摘要: 在计算流体力学问题求解过程中,使用AMG算法能够有效提高求解速度。作为目前最常用的CFD开源软件,OpenFOAM中采用了基于LDU矩阵格式的GAMG算法,在CPU上实现了流场求解加速。近年来CPU+GPU的异构并行计算系统蓬勃发展,国产GPGPU也取得了突破,实现了国产化替代。面向上述异构计算系统,广泛开展了CFD中的GPU加速算法研究,在国产平台上实现对OpenFOAM中GAMG算法的异构并行化设计,能够充分发挥国产算力性能,大幅度提高流场仿真效率。面向CPU+国产GPGPU加速卡的异构计算平台,设计并实现了一种针对LDU矩阵格式的GAMG并行加速方法,充分利用了GPU多线程的并行优势,实现了GAMG全部算法组件在GPU上的并行优化。最后通过对3D顶盖驱动方腔流和motorBike绕流算例的基准测试,在不同算例规模下对异构平台上的GAMG进行正确性验证和性能测试。经实验表明,所提出的算法在计算精度方面和原版本保持一致,基于Jacobi平滑器配置的GAMG异构算法相较于基于Gauss-Seidel平滑器配置的CPU串行方式实现了10-27倍的加速效果。性能分析表明耗时占比较大的限制算子和光滑算子的计算速度得到显著提高。实验结果验证了该GAMG并行求解框架在国产异构平台上的有效性和计算潜力,为CFD求解器在国产GPGPU平台上的异构并行化与工程应用提供了可行路径与技术基础。

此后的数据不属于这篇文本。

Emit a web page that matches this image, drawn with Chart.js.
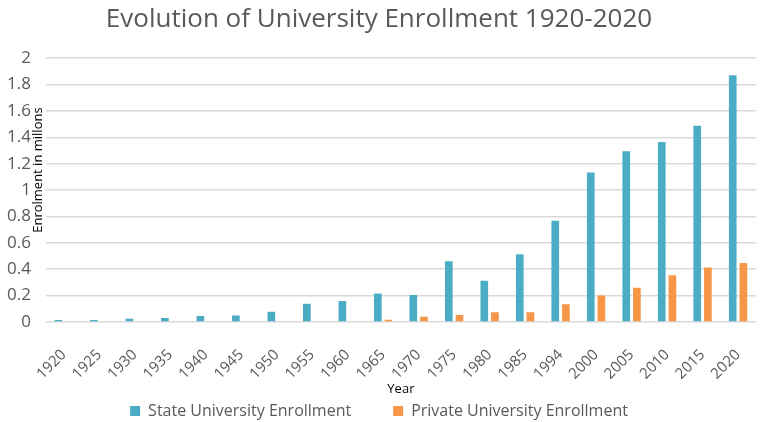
<!DOCTYPE html>
<html>
<head>
<meta charset="utf-8">
<script src="https://cdn.jsdelivr.net/npm/chart.js@4.4.0/dist/chart.umd.min.js"></script>
<style>
  html, body { margin: 0; padding: 0; background: #fff; }
  #wrap { width: 767px; height: 422px; }
</style>
</head>
<body>
<div id="wrap"><canvas id="enrol" width="767" height="422"></canvas></div>
<script>
const years = ["1920", "1925", "1930", "1935", "1940", "1945", "1950", "1955", "1960", "1965",
               "1970", "1975", "1980", "1985", "1994", "2000", "2005", "2010", "2015", "2020"];
const stateEnrol = [0.015, 0.015, 0.025, 0.03, 0.045, 0.05, 0.078, 0.139, 0.159, 0.217,
                    0.205, 0.46, 0.313, 0.513, 0.768, 1.134, 1.295, 1.364, 1.487, 1.871];
const privateEnrol = [0, 0, 0, 0, 0, 0, 0, 0, 0, 0.018,
                      0.04, 0.053, 0.073, 0.073, 0.134, 0.2, 0.26, 0.354, 0.414, 0.447];

const grey = "#595959";
const font = "'Open Sans', 'DejaVu Sans', sans-serif";

// axis titles drawn by hand: the excel ones sit closer to the plot than chart.js puts them
const axisTitles = {
    id: "axisTitles",
    afterDraw(chart) {
        const ctx = chart.ctx;
        const a = chart.chartArea;
        ctx.save();
        ctx.font = "13px " + font;
        ctx.fillStyle = "#000";
        ctx.textAlign = "center";
        ctx.textBaseline = "middle";
        ctx.fillText("Year", (a.left + a.right) / 2, a.bottom + 67);
        ctx.translate(a.left - 8, (a.top + a.bottom) / 2 - 20);
        ctx.rotate(-Math.PI / 2);
        ctx.fillText("Enrolment in millons", 0, 0);
        ctx.restore();
    }
};

// default legend items plus an empty one between them, just to widen the gap
function legendItems(chart) {
    const items = Chart.defaults.plugins.legend.labels.generateLabels(chart);
    items.splice(1, 0, {
        text: "",
        fillStyle: "rgba(0,0,0,0)",
        strokeStyle: "rgba(0,0,0,0)",
        lineWidth: 0,
        hidden: false
    });
    return items;
}

new Chart(document.querySelector("#enrol"), {
    type: "bar",
    data: {
        labels: years,
        datasets: [
            {
                label: "State University Enrollment",
                data: stateEnrol,
                backgroundColor: "#4BACC6",
                categoryPercentage: 0.6,
                barPercentage: 0.72
            },
            {
                label: "Private University Enrollment",
                data: privateEnrol,
                backgroundColor: "#F79646",
                categoryPercentage: 0.6,
                barPercentage: 0.72
            }
        ]
    },
    options: {
        responsive: false,
        animation: false,
        layout: { padding: { left: 0, right: 9, top: 4, bottom: -7 } },
        plugins: {
            title: {
                display: true,
                text: "Evolution of University Enrollment 1920-2020",
                color: grey,
                font: { family: font, size: 26, weight: "normal" },
                padding: { top: 0, bottom: 23 }
            },
            legend: {
                position: "bottom",
                labels: {
                    color: grey,
                    boxWidth: 10,
                    boxHeight: 10,
                    padding: 12,
                    font: { family: font, size: 16 },
                    generateLabels: legendItems
                }
            },
            tooltip: { enabled: false }
        },
        scales: {
            x: {
                grid: { display: false },
                border: { display: false },
                ticks: {
                    color: grey,
                    minRotation: 45,
                    maxRotation: 45,
                    padding: 16,
                    font: { family: font, size: 15 }
                },
                afterFit: s => { s.height = 69; }
            },
            y: {
                min: 0,
                max: 2,
                ticks: {
                    stepSize: 0.2,
                    color: grey,
                    padding: 15,
                    font: { family: font, size: 17 },
                    callback: v => String(Number(v.toFixed(1)))
                },
                grid: { color: "#d9d9d9", lineWidth: 1.5, drawTicks: false },
                border: { display: false },
                afterFit: s => { s.width = 46; }
            }
        }
    },
    plugins: [axisTitles]
});
</script>
</body>
</html>
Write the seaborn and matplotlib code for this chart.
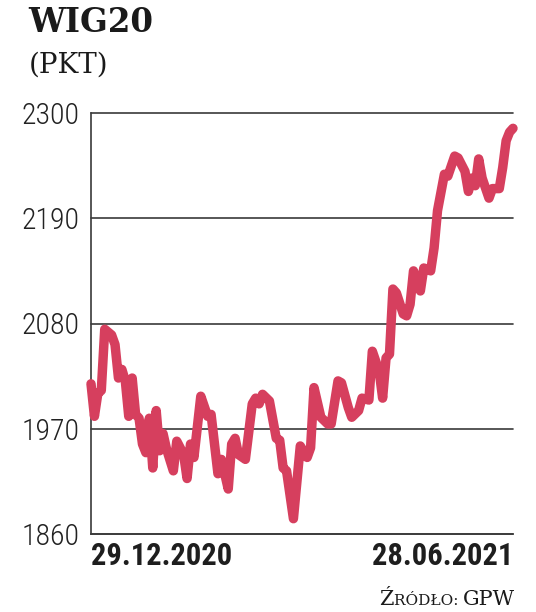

Abstract: In the process of solving computational fluid dynamics (CFD) problems, the Algebraic Multigrid (AMG) algorithm can effectively accelerate the solution process. As the most widely used open-source CFD software, OpenFOAM employs the Geometric Agglomerated Algebraic Multigrid (GAMG) algorithm based on the Lower-Diagonal-Upper (LDU) matrix format to accelerate flow field solutions on CPUs.In recent years, CPU+GPU heterogeneous parallel computing systems have flourished, and domestic GPGPUs have achieved breakthroughs, enabling localized substitution. Targeting such heterogeneous computing systems, extensive research has been conducted on GPU-accelerated algorithms in CFD, implementing a heterogeneous parallel version of the GAMG algorithm in OpenFOAM on domestic platforms can fully leverage domestic computing power and significantly improve simulation efficiency.Targeting a heterogeneous computing platform composed of CPUs and domestic GPGPU accelerator cards, this work designs and implements a parallel acceleration method for the LDU-based GAMG algorithm. By fully utilizing the multithreading capabilities of GPUs, all components of the GAMG algorithm are optimized for parallel execution on the GPU.Benchmark tests on the 3D lid-driven cavity flow and motorBike flow-over cases are conducted to verify the correctness and evaluate the performance of the heterogeneous GAMG algorithm at different problem scales. Experimental results show that the proposed algorithm maintains the same computational accuracy as the original version. The heterogeneous GAMG implementation configured with a Jacobi smoother achieves a 10–27× speedup compared to the CPU serial implementation configured with a Gauss-Seidel smoother. Performance analysis indicates that the computational speed of the time-dominant restriction and smoothing operators has been significantly improved.These results validate the effectiveness and computational potential of the GAMG parallel solver framework on domestic heterogeneous platforms and provide a feasible approach and technical foundation for the heterogeneous parallelization and engineering application of CFD solvers on domestic GPGPU systems.